## Exercise description
Determine how many lines below hold the string "chart". Reply with the number alone.

[Lines of data]
** Start **
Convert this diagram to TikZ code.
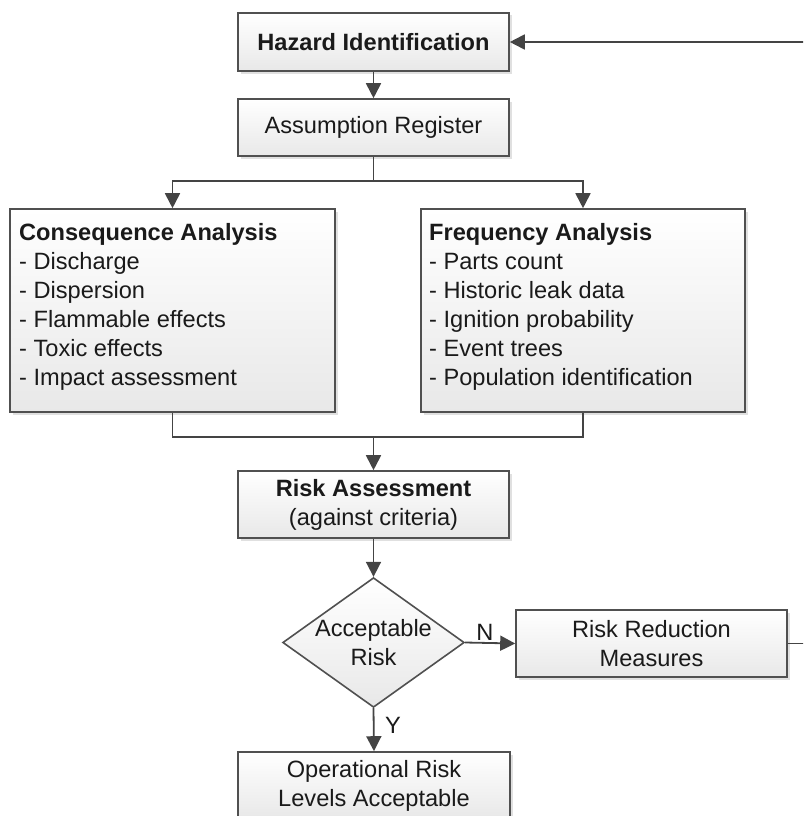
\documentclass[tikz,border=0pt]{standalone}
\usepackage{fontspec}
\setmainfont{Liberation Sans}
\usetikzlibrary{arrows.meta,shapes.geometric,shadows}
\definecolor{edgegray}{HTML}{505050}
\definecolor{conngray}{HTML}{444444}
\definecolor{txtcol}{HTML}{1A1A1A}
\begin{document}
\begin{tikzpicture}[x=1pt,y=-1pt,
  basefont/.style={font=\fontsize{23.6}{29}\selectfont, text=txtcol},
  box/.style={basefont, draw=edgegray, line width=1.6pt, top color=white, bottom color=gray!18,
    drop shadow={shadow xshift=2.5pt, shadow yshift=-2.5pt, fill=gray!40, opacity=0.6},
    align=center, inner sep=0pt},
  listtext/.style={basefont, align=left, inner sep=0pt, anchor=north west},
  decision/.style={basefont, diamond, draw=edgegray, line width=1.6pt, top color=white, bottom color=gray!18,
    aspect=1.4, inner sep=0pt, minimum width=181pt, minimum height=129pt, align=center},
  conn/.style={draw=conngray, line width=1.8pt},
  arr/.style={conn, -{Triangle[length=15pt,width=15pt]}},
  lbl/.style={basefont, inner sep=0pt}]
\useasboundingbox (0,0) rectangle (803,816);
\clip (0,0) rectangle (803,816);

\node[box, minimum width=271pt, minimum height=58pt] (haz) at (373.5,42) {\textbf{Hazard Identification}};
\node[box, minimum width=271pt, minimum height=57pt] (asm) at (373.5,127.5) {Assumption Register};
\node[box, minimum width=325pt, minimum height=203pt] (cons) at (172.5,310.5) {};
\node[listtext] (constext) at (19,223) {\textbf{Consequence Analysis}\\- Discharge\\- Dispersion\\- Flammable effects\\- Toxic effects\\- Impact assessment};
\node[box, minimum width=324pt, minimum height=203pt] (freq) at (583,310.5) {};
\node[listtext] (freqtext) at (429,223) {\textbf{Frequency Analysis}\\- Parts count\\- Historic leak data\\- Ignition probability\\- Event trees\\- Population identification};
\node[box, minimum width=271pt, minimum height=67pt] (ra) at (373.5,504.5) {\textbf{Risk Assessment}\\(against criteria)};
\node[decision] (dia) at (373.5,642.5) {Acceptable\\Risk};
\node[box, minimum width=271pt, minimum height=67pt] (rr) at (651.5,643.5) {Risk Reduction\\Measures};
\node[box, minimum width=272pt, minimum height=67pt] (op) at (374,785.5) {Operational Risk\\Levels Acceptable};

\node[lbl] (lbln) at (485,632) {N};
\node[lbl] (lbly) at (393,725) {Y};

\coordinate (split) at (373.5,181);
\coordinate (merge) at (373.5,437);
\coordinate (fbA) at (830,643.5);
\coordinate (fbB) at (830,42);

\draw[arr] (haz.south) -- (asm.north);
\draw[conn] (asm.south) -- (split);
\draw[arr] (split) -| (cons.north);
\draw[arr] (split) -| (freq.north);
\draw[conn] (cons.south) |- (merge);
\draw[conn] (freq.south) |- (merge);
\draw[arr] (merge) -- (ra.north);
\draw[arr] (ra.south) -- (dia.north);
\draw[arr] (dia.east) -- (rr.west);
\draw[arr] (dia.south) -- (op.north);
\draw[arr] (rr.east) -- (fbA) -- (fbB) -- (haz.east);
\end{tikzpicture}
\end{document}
** End **
** Start **
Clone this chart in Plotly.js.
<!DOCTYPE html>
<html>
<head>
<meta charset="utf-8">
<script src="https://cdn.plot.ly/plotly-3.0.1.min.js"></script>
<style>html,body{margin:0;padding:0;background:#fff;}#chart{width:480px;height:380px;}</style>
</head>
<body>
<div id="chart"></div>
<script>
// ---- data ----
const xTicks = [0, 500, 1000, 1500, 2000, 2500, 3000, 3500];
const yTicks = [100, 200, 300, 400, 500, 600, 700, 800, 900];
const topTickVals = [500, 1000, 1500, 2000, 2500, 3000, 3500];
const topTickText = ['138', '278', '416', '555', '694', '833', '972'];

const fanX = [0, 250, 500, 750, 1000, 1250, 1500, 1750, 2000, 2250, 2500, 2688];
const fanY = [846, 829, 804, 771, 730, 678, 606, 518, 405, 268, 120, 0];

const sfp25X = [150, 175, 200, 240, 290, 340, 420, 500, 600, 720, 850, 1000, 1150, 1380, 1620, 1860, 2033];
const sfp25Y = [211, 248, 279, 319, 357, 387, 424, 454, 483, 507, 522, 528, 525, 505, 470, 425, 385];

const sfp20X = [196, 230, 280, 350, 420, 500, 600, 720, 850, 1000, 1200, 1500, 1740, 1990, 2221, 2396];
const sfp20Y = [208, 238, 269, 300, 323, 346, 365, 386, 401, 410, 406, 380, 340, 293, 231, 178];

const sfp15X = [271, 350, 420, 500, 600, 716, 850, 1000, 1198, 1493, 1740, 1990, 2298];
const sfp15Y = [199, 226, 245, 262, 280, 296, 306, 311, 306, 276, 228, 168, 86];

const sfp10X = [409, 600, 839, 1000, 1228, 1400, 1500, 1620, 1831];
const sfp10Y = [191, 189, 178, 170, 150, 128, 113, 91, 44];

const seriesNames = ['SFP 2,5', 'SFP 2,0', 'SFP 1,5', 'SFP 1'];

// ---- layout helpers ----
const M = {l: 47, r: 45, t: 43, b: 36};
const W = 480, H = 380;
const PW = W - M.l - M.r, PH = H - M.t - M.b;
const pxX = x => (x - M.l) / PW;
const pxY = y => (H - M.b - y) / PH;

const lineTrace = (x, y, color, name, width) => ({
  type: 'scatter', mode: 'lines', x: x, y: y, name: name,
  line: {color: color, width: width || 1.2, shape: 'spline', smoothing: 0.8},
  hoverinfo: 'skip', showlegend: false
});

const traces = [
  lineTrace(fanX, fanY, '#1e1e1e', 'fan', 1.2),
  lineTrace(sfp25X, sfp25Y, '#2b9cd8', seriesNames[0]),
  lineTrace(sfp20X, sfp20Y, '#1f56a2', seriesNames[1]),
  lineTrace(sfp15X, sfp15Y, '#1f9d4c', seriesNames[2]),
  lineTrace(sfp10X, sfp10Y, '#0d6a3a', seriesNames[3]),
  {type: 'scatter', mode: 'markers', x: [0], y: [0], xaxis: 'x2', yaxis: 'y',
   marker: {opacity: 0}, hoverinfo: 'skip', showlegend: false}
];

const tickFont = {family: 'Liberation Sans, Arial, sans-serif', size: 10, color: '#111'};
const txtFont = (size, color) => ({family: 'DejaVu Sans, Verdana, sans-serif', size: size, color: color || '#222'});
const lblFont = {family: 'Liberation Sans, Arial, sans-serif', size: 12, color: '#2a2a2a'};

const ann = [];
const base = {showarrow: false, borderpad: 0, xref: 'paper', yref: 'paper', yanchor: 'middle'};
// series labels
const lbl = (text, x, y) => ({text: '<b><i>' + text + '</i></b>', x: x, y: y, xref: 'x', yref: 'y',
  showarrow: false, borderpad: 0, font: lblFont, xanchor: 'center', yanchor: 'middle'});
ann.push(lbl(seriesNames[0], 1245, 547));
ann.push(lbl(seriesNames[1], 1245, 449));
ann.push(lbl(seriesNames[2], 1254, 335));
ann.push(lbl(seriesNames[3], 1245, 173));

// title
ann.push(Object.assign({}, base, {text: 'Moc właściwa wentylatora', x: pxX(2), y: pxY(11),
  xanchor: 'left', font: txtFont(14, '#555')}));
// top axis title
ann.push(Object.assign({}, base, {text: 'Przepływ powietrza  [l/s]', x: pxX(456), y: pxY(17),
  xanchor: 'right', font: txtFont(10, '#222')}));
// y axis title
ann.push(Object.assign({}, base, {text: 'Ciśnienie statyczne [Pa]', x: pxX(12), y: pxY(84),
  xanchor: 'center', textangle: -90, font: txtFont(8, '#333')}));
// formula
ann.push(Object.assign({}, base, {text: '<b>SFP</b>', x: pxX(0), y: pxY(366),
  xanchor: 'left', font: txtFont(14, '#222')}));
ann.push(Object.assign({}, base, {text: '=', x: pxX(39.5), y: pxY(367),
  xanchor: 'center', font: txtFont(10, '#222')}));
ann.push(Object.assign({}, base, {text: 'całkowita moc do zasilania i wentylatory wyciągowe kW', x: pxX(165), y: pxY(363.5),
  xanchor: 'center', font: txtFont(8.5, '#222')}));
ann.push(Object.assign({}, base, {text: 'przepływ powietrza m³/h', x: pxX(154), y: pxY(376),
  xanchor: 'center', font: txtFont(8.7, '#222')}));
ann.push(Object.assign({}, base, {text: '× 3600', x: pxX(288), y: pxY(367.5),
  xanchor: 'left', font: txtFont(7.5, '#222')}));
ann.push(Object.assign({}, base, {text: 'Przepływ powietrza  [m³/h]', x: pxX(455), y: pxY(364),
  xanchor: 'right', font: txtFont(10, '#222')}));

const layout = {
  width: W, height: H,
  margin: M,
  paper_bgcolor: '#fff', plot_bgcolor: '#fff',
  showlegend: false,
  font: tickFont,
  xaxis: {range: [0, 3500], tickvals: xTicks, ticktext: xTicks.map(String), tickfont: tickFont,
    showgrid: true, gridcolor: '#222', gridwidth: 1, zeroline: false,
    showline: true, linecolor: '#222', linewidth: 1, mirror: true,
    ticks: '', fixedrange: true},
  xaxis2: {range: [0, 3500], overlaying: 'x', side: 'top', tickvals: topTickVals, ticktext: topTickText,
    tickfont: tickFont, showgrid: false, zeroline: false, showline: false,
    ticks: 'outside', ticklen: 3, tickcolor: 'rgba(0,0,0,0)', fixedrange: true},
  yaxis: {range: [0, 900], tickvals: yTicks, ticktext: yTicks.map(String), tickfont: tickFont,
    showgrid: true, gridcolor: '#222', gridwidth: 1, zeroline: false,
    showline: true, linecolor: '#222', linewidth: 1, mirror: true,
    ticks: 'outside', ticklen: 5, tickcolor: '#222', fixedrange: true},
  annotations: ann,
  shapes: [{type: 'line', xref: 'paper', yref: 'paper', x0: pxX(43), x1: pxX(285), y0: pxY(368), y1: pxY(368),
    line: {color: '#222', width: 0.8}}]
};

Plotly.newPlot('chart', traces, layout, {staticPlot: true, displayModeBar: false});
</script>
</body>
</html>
** End **
## Output of the exercise
4